New York City is a mess. The clean spots are so clean that you know someone is funneling obscene amounts of money into them, and the neglected parts are so messy that you know someone is not listening. The city has its problems—poverty, crime, pollution—but proudly calls itself “the greatest city in the world” over the sounds of taxis blaring their horns, the slow rumble of subway trains, and the unsettling silence of a New Yorker apologizing as they bump into you on the street.
As someone who likes to dwell on the concept of the metropolis, I tend to idealize New York. From owning Lego sets of iconic NYC buildings to consuming every movie set in Manhattan, I have a special place in my heart for New York, the metropolis in its splendor. The museums! The parks! The subway! The view of Manhattan from the Brooklyn Bridge!
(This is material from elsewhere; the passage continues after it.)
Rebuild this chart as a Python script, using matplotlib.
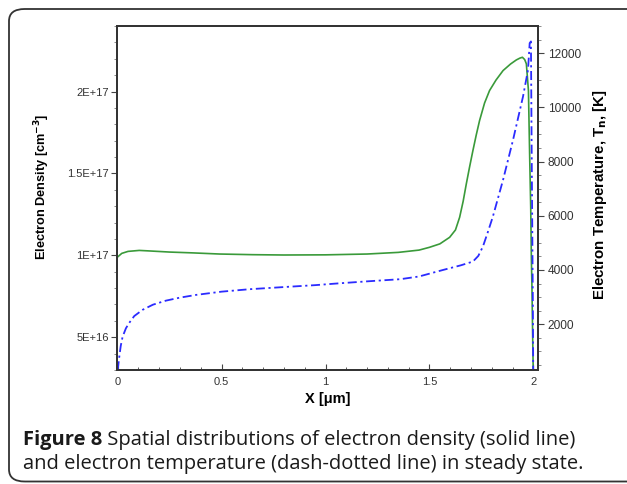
import matplotlib
matplotlib.use("Agg")
import matplotlib.pyplot as plt
from matplotlib.patches import FancyBboxPatch
from matplotlib.ticker import MultipleLocator

# ---- data ----
x_density = [0.000, 0.02, 0.05, 0.104, 0.15, 0.25, 0.36, 0.49, 0.65, 0.80, 1.00,
             1.20, 1.35, 1.45, 1.50, 1.55, 1.597, 1.625, 1.645, 1.662, 1.677,
             1.693, 1.709, 1.725, 1.741, 1.765, 1.789, 1.82, 1.854, 1.89,
             1.918, 1.935, 1.947, 1.958, 1.966, 1.976, 1.982, 1.987, 1.990,
             1.993, 1.995, 1.997, 1.999]
density = [0.99e17, 1.012e17, 1.024e17, 1.030e17, 1.027e17, 1.020e17, 1.015e17,
           1.008e17, 1.004e17, 1.002e17, 1.003e17, 1.008e17, 1.018e17, 1.032e17,
           1.049e17, 1.07e17, 1.11e17, 1.155e17, 1.232e17, 1.33e17, 1.435e17,
           1.54e17, 1.64e17, 1.735e17, 1.823e17, 1.93e17, 2.006e17, 2.07e17,
           2.128e17, 2.168e17, 2.193e17, 2.204e17, 2.209e17, 2.195e17, 2.169e17,
           2.006e17, 1.60e17, 1.29e17, 0.99e17, 0.80e17, 0.62e17, 0.45e17,
           0.30e17]

x_temp = [0.000, 0.005, 0.008, 0.015, 0.024, 0.040, 0.056, 0.080, 0.12, 0.17,
          0.233, 0.30, 0.377, 0.50, 0.634, 0.80, 0.95, 1.07, 1.20, 1.36, 1.45,
          1.565, 1.65, 1.709, 1.735, 1.757, 1.78, 1.805, 1.854, 1.902, 1.95,
          1.974, 1.982, 1.988, 1.991, 1.994, 1.997, 1.999]
temperature = [300, 600, 800, 1200, 1540, 1850, 2050, 2300, 2530, 2720, 2870,
               2980, 3080, 3200, 3290, 3370, 3440, 3510, 3580, 3660, 3760, 4000,
               4170, 4310, 4520, 4863, 5380, 5970, 7325, 8800, 10400, 11385,
               12370, 12430, 9000, 6000, 3000, 300]

x_ticks = [0, 0.5, 1, 1.5, 2]
x_ticklabels = ["0", "0.5", "1", "1.5", "2"]
left_ticks = [5e16, 1e17, 1.5e17, 2e17]
left_ticklabels = ["5E+16", "1E+17", "1.5E+17", "2E+17"]
right_ticks = [2000, 4000, 6000, 8000, 10000, 12000]

caption_bold = "Figure 8"
caption_line1 = " Spatial distributions of electron density (solid line)"
caption_line2 = "and electron temperature (dash-dotted line) in steady state."

W, H = 627, 484
fig = plt.figure(figsize=(W / 100, H / 100), dpi=100)

# rounded border box
box = FancyBboxPatch((9 / W, 2.5 / H), 700 / W, 472.5 / H,
                     boxstyle="round,pad=0,rounding_size=0.025",
                     transform=fig.transFigure, fill=False,
                     edgecolor="#333333", linewidth=1.3, clip_on=False)
fig.patches.append(box)

ax = fig.add_axes([117 / W, 1 - 370 / H, (538 - 117) / W, (370 - 26) / H])
ax2 = ax.twinx()

green = "#3a9a3a"
blue = "#2b2bff"
ax.plot(x_density, density, color=green, lw=1.2, solid_joinstyle="round")
ax2.plot(x_temp, temperature, color=blue, lw=1.3,
         linestyle=(0, (5, 2, 1.2, 2)))

ax.set_xlim(-0.003, 2.022)
ax.set_ylim(3.0e16, 2.4e17)
ax2.set_ylim(310, 13000)

tick_l = dict(family="Liberation Sans", size=8, color="#333333")
tick_r = dict(family="Liberation Sans", size=8.6, color="#333333")
ax.set_xticks(x_ticks)
ax.set_xticklabels(x_ticklabels, **tick_l)
ax.xaxis.set_minor_locator(MultipleLocator(0.1))
ax.set_yticks(left_ticks)
ax.set_yticklabels(left_ticklabels, **tick_l)
ax.yaxis.set_minor_locator(MultipleLocator(1e16))
ax2.set_yticks(right_ticks)
ax2.set_yticklabels([str(t) for t in right_ticks], **tick_r)
ax2.yaxis.set_minor_locator(MultipleLocator(500))

ax.tick_params(axis="x", which="major", direction="in", length=4, width=0.8,
               color="#444444", pad=5)
ax.tick_params(axis="x", which="minor", direction="in", length=2.5, width=0.6,
               color="#444444")
ax.tick_params(axis="y", which="major", direction="out", length=4, width=0.8,
               color="#444444", pad=2)
ax.tick_params(axis="y", which="minor", direction="out", length=2.5, width=0.6,
               color="#777777")
ax2.tick_params(axis="y", which="major", direction="out", length=4, width=0.8,
                color="#444444", pad=3)
ax2.tick_params(axis="y", which="minor", direction="out", length=2.5, width=0.6,
                color="#777777")

for a in (ax, ax2):
    for s in a.spines.values():
        s.set_linewidth(1.3)
        s.set_color("#333333")

ax.set_xlabel("X [μm]", family="Liberation Sans", size=10.5, weight="bold",
              labelpad=4)
ax.set_ylabel("Electron Density [cm$^{\\mathbf{-3}}$]", family="Liberation Sans",
              size=9.2, weight="bold")
ax.yaxis.set_label_coords(-0.155, 0.532)
ax2.set_ylabel("Electron Temperature, T$_{\\mathbf{n}}$, [K]",
               family="Liberation Sans", size=10.8, weight="bold")
ax2.yaxis.set_label_coords(1.127, 0.51)

cap_font = dict(family="Open Sans", size=14.5, color="#1a1a1a")
t1 = fig.text(23 / W, 1 - 444.5 / H, caption_bold, weight="bold", **cap_font)
fig.canvas.draw()
bb = t1.get_window_extent()
fig.text(bb.x1 / W, 1 - 444.5 / H, caption_line1, **cap_font)
fig.text(23 / W, 1 - 468.5 / H, caption_line2, **cap_font)

fig.savefig("out.png", dpi=100)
After visiting over the weekend, I can finally put my finger on what sets NYC apart.
New York City is ambitious. It recognizes everything that goes wrong—all the flaws, dysfunction, and imperfections—but remains hopeful. When New Yorkers say NYC is the “greatest city in the world,” they know that the pronouncement alone isn’t enough—yet the ambition still persists. Even when told it can’t be done, NYC pushes, fails, and pushes again until it can be done.
Last Saturday, I visited the Empire State Building an hour before closing–no lines, no big crowds. I stood against the fence on the observation deck and looked on as bright lights lined the city all the way to the horizon. I felt so small and looking down on a view like that that it brought me to tears.
I have not traveled much with my family on vacations outside of the country. Since high school I’ve been fortunate to travel on my own, and I’m thankful my parents supported me going on these trips. Scholarships, subsidies, school partnerships—I never would have gotten to see so many parts of the world without these connections. I have been to South Korea, Moscow, Venice, and now the United States. That night on the observation deck all I could think was I finally made it here. I’m not going to pretend it wasn’t tough. I got knocked down a lot but I always got up—because I wanted to get here, doing what I love, doing it my way.
I won’t pretend to have it all together now. I can still be a mess sometimes. Like New York City, I’m dysfunctional, maybe, but still ambitious. There’s a quote that goes something like, New Yorkers are born all over the place, and when they finally get to New York they realize: “Oh, this is who I am.” It’s cheesy and a bit too idealistic. But hey, that’s part of how I got here in the first place.